Je crois pouvoir refaire par la mémoire la majorité de nos conversations de fenêtres, quand bien même certaines seraient bien tardives et nous voyaient tous deux un peu ivres. A chaque fois, je retrouverais son tact et sa profondeur naturelle - et le sentiment mesquin que je peux à l’occasion ressentir, l’extrême jalousie devant cette excellence, cette délicatesse qui me fait défaut, impression que je tue rapidement car si je suis encore capable de sentiment d’amitié, ils doivent se concentrer essentiellement sur cet homme inégalé, celui-là qui qui au milieu d’une guerre civile continuerait à manifester sa mesure et sa bienveillance, à laisser sa porte et ses oreilles accessibles à des gens avec qui il ne serait pas d’accord. Je ne sais pas s’il existe vraiment, comme certaines tournures l’affirment, des esprits ouverts et fermés; mais il existe indéniablement des êtres comme lui, qui sont des clefs vivantes pour toutes les formes de cervelles.
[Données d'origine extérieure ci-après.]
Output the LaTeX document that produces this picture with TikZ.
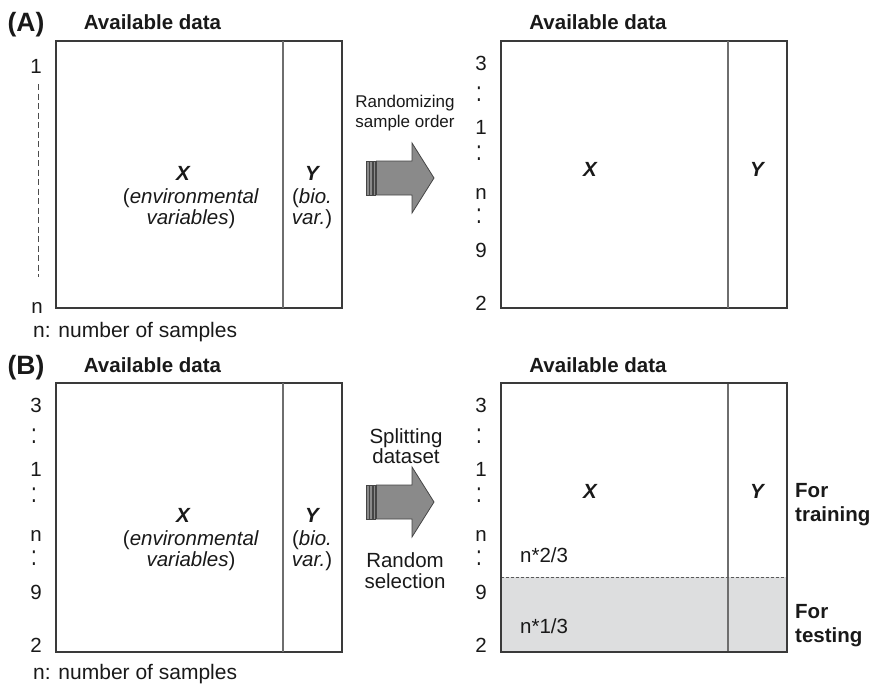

S’il m’arrive en société de faire le paon, à ma grande honte !, je suis tout de même facilement sujet à une gêne aux proportions inverses; et c’est sans doute pour l’outrepasser que je prends les choses à la blague, et parfois m’engonce dans des propos excessifs que je regrette fatalement le jour d’après. Lui-même me confessa plusieurs fois craindre toujours, le lendemain de ses fêtes, d’avoir mal agi ou parlé - le malheur d’un esprit en dentelle comme le sien, si sensible qu’il ne réalise pas même ses qualités, et que précisément, il ne tombe jamais dans cet excès qu’il redoute. Sa peur le rend donc bien plus raisonnable que la mienne; mais parce que nous avons le même ennemi intérieur, nous nous sommes retrouvés récemment à rivaliser d’égards l’un pour l’autre, et d’être tous les deux aussi mal à l’aise malgré ou à cause justement de cela. Je crois l’avoir mis sans réfléchir dans une situation des plus gênantes, le forçant à me donner un avis et à prendre le risque de me blesser; mais peut-on dire aux gens qu’on abdique, pour eux et presque eux seuls, son sentiment de vanité ? Peut-être faut-il l’avoir abandonné au point de ne plus même ressentir de gêne, au point de pouvoir faire un tel aveu, et je suppose ne pas en être encore là.